The Two Lights and the Setting of Seasons
The lesser light is appointed for the count itself: "He appointed the moon for seasons" (Ps 104:19). At creation God made "the two great lights; the greater light to rule the day, and the lesser light to rule the night and the stars" (Gen 1:16), and Moses' blessing speaks of "the precious things of the growth of the moons" (Deut 33:14). Joshua's victory account suspends both luminaries: "the sun stood still, and the moon stopped, Until the nation had avenged themselves of their enemies" (Jos 10:13). Sirach also describes the moon's festal role: "By her festivals and the appointed times [are fixed], A light that wanes when she has come to the full" (Sir 43:7), and "Like a morning star from between the clouds, And like the full moon on the feast-days" (Sir 50:6).
The Epistle to the Greeks rebukes Gentile observance of moon and month for fortune-telling: "And then they attend to stars and moon, observing months and days. They distribute God's dispensations and the changes of seasons according to their own impulses, allotting some days to feasts and others to mourning" (Gr 4:5).
New Moon Observance
The opening of each month is itself a cult occasion. "In the beginnings of your⁺ months you⁺ will offer a burnt-offering to Yahweh: two young bullocks, and one ram, seven he-lambs a year old without blemish" (Num 28:11), and trumpets are blown "in the beginnings of your⁺ months ... over your⁺ burnt-offerings, and over the sacrifices of your⁺ peace-offerings" (Num 10:10). David expects to be at the king's table "tomorrow" because "the new moon" is set (1Sa 20:5), and the temple roster includes burnt-offerings "on the Sabbaths, on the new moons, and on the set feasts" (1Ch 23:31; 2Ch 31:3; Ezr 3:5). The psalmist commands: "Blow the trumpet at the new moon, At the full moon, on our feast-day" (Ps 81:3). Where the heart is wrong, however, the new moon becomes a burden: "Your new moons and your⁺ appointed feasts my [Speech] has rejected; they are a trouble to me" (Isa 1:14), and judgment threatens to silence "her feasts, her new moons, and her Sabbaths" (Hos 2:11). In the eschaton "the moon will be confounded, and the sun ashamed" (Isa 24:23) and "The sun will be turned into darkness, and the moon into blood, before the great and awesome day of Yahweh comes" (Joel 2:31).

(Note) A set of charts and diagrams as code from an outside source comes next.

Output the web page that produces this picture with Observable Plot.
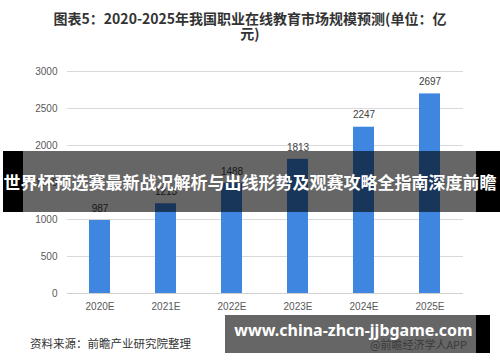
<!DOCTYPE html>
<html>
<head>
<meta charset="utf-8">
<script src="https://cdn.jsdelivr.net/npm/d3@7"></script>
<script src="https://cdn.jsdelivr.net/npm/@observablehq/plot@0.6"></script>
<style>
  html, body { margin: 0; padding: 0; background: #fff; }
  #wrap { position: relative; width: 500px; height: 362px; overflow: hidden; background: #fff; }
  #chart { position: absolute; left: 0; top: 0; }
  .title { position: absolute; left: 0; top: 11px; width: 500px; text-align: center;
    font-family: "Noto Sans CJK SC", "Liberation Sans", sans-serif; font-weight: bold;
    font-size: 14px; line-height: 15px; color: #333; }
  .blk { position: absolute; background: #000; }
  .shade { position: absolute; background: rgba(0,0,0,0.6); }
  .banner-text { position: absolute; left: -20px; width: 540px; top: 151px; height: 61px; line-height: 61px;
    text-align: center; white-space: nowrap; color: #fff; font-weight: bold; font-size: 17px;
    font-family: "Noto Sans CJK SC", sans-serif; }
  .source { position: absolute; left: 30px; top: 335px; font-size: 11.5px; line-height: 16px; color: #333;
    font-family: "Noto Sans CJK SC", sans-serif; white-space: nowrap; }
  .app { position: absolute; left: 370px; top: 337px; font-size: 11px; line-height: 15px; color: #3a3a3a;
    font-family: "Noto Sans CJK SC", sans-serif; white-space: nowrap; }
  .url { position: absolute; left: 228px; width: 251px; top: 315px; height: 30px; line-height: 30px;
    text-align: center; color: #fff; font-weight: bold; font-size: 16px; font-family: "Noto Sans", sans-serif; white-space: nowrap; }
</style>
</head>
<body>
<div id="wrap">
  <div id="chart"></div>
  <div class="title">图表5：2020-2025年我国职业在线教育市场规模预测(单位：亿<br>元)</div>
  <div class="blk" style="left:3px;top:151px;width:20px;height:61px"></div>
  <div class="shade" style="left:23px;top:151px;width:453px;height:61px"></div>
  <div class="blk" style="left:476px;top:151px;width:24px;height:61px"></div>
  <div class="banner-text">世界杯预选赛最新战况解析与出线形势及观赛攻略全指南深度前瞻</div>
  <div class="source">资料来源：前瞻产业研究院整理</div>
  <div class="shade" style="left:225px;top:315px;width:251px;height:38px"></div>
  <div class="blk" style="left:476px;top:315px;width:14px;height:38px"></div>
  <div class="app">@前瞻经济学人APP</div>
  <div class="url">www.china-zhcn-jjbgame.com</div>
</div>
<script>
const years = ["2020E", "2021E", "2022E", "2023E", "2024E", "2025E"];
const values = [987, 1213, 1488, 1813, 2247, 2697];
const yTicks = [0, 500, 1000, 1500, 2000, 2500, 3000];

const data = years.map((year, i) => ({year, value: values[i]}));

const chart = Plot.plot({
  width: 500,
  height: 362,
  marginTop: 71,
  marginBottom: 69,
  marginLeft: 67,
  marginRight: 37,
  style: {fontFamily: "'Liberation Sans', Arial, sans-serif", fontSize: "10px", color: "#595959", background: "transparent"},
  x: {domain: years, paddingInner: 0.68, paddingOuter: 0.34, label: null},
  y: {domain: [0, 3000], ticks: yTicks, label: null},
  marks: [
    Plot.gridY(yTicks, {stroke: "#d9d9d9", strokeOpacity: 1}),
    Plot.barY(data, {x: "year", y: "value", fill: "#3e86e0"}),
    Plot.ruleY([0], {stroke: "#d0d0d0", strokeOpacity: 1}),
    Plot.text(data, {x: "year", y: "value", text: d => String(d.value), dy: -12, fill: "#404040", fontSize: 10}),
    Plot.axisY(yTicks, {tickSize: 0, tickPadding: 10, label: null, fill: "#595959", tickFormat: d => String(d)}),
    Plot.axisX({tickSize: 0, tickPadding: 9, label: null, fill: "#595959"})
  ]
});
document.getElementById("chart").appendChild(chart);
</script>
</body>
</html>
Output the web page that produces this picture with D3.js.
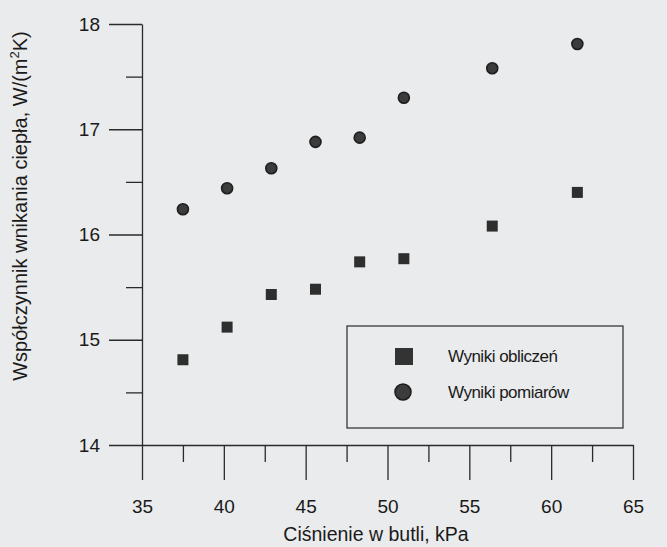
<!DOCTYPE html>
<html>
<head>
<meta charset="utf-8">
<script src="https://cdn.jsdelivr.net/npm/d3@7"></script>
<style>
  body { margin: 0; background: #eaebec; }
  svg { display: block; font-family: "Liberation Sans", Arial, sans-serif; }
  .axis path, .axis line { stroke: #2a2a2a; stroke-width: 1.3px; }
  .axis text { fill: #1a1a1a; font-size: 19px; font-family: "Liberation Sans", Arial, sans-serif; }
</style>
</head>
<body>
<div id="chart"></div>
<script>
// data
const pressure = [37.5, 40.2, 42.9, 45.6, 48.3, 51.0, 56.4, 61.6];
const obliczenia = [14.81, 15.12, 15.43, 15.48, 15.74, 15.77, 16.08, 16.40];
const pomiary = [16.24, 16.44, 16.63, 16.88, 16.92, 17.30, 17.58, 17.81];
const xTicks = [35, 40, 45, 50, 55, 60, 65];
const xMinor = [37.5, 42.5, 47.5, 52.5, 57.5, 62.5];
const yTicks = [14, 15, 16, 17, 18];
const yMinor = [14.5, 15.5, 16.5, 17.5];
const legendLabels = ["Wyniki obliczeń", "Wyniki pomiarów"];

const W = 667, H = 547;
const svg = d3.select("#chart").append("svg")
    .attr("width", W)
    .attr("height", H);

svg.append("rect").attr("width", W).attr("height", H).attr("fill", "#eaebec");

// scales
const x = d3.scaleLinear().domain([35, 65]).range([142, 633]);
const y = d3.scaleLinear().domain([14, 18]).range([445, 24]);

// y axis
svg.append("g").attr("class", "axis")
    .attr("transform", `translate(${x(35)},0)`)
    .call(d3.axisLeft(y).tickValues(yTicks).tickSize(33).tickSizeOuter(0).tickPadding(9).tickFormat(d3.format("d")));
svg.append("g").attr("class", "axis")
    .attr("transform", `translate(${x(35)},0)`)
    .call(d3.axisLeft(y).tickValues(yMinor).tickSize(16).tickFormat(""))
    .select(".domain").remove();

// x axis
svg.append("g").attr("class", "axis")
    .attr("transform", `translate(0,${y(14)})`)
    .call(d3.axisBottom(x).tickValues(xTicks).tickSize(35).tickSizeOuter(0).tickPadding(20).tickFormat(d3.format("d")));
svg.append("g").attr("class", "axis")
    .attr("transform", `translate(0,${y(14)})`)
    .call(d3.axisBottom(x).tickValues(xMinor).tickSize(17).tickFormat(""))
    .select(".domain").remove();

// axis titles
svg.append("text")
    .attr("x", 376).attr("y", 541)
    .attr("text-anchor", "middle")
    .attr("font-size", 19.5).attr("fill", "#1a1a1a")
    .text("Ciśnienie w butli, kPa");

const yt = svg.append("text")
    .attr("transform", "translate(27,206) rotate(-90)")
    .attr("text-anchor", "middle")
    .attr("font-size", 20).attr("fill", "#1a1a1a");
yt.append("tspan").text("Współczynnik wnikania ciepła, W/(m");
yt.append("tspan").attr("font-size", 13).attr("dy", -8).text("2");
yt.append("tspan").attr("dy", 8).text("K)");

// markers
const sq = 11;
svg.append("g").selectAll("rect")
    .data(pressure.map((p, i) => ({p: p, v: obliczenia[i]})))
    .enter().append("rect")
    .attr("x", d => x(d.p) - sq / 2)
    .attr("y", d => y(d.v) - sq / 2)
    .attr("width", sq).attr("height", sq)
    .attr("fill", "#2e2e2e");

svg.append("g").selectAll("circle")
    .data(pressure.map((p, i) => ({p: p, v: pomiary[i]})))
    .enter().append("circle")
    .attr("cx", d => x(d.p))
    .attr("cy", d => y(d.v))
    .attr("r", 5.5)
    .attr("fill", "#3c3c3c")
    .attr("stroke", "#1e1e1e")
    .attr("stroke-width", 1.6);

// legend
const leg = svg.append("g");
leg.append("rect")
    .attr("x", 347).attr("y", 326).attr("width", 276).attr("height", 102)
    .attr("fill", "none").attr("stroke", "#2a2a2a").attr("stroke-width", 1.2);
leg.append("rect")
    .attr("x", 395).attr("y", 348).attr("width", 18).attr("height", 17)
    .attr("fill", "#333");
leg.append("circle")
    .attr("cx", 403).attr("cy", 392).attr("r", 8)
    .attr("fill", "#3c3c3c").attr("stroke", "#1e1e1e").attr("stroke-width", 1.6);
leg.selectAll("text.lab")
    .data(legendLabels)
    .enter().append("text")
    .attr("class", "lab")
    .attr("x", 448)
    .attr("y", (d, i) => 362 + i * 36)
    .attr("font-size", 17).attr("fill", "#1a1a1a")
    .attr("letter-spacing", -0.5)
    .text(d => d);
</script>
</body>
</html>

The Twelve Months Reckoned to a Year
Solomon's standing army moved "in any matter of the courses which came in and went out month by month throughout all the months of the year" (1Ch 27:1). The Persian-court setting in Esther uses the same frame — Pur was cast "from day to day, and from month to month, [to] the twelfth [month], which is the month Adar" (Esth 3:7).
1. Abib — The First Month (Nisan)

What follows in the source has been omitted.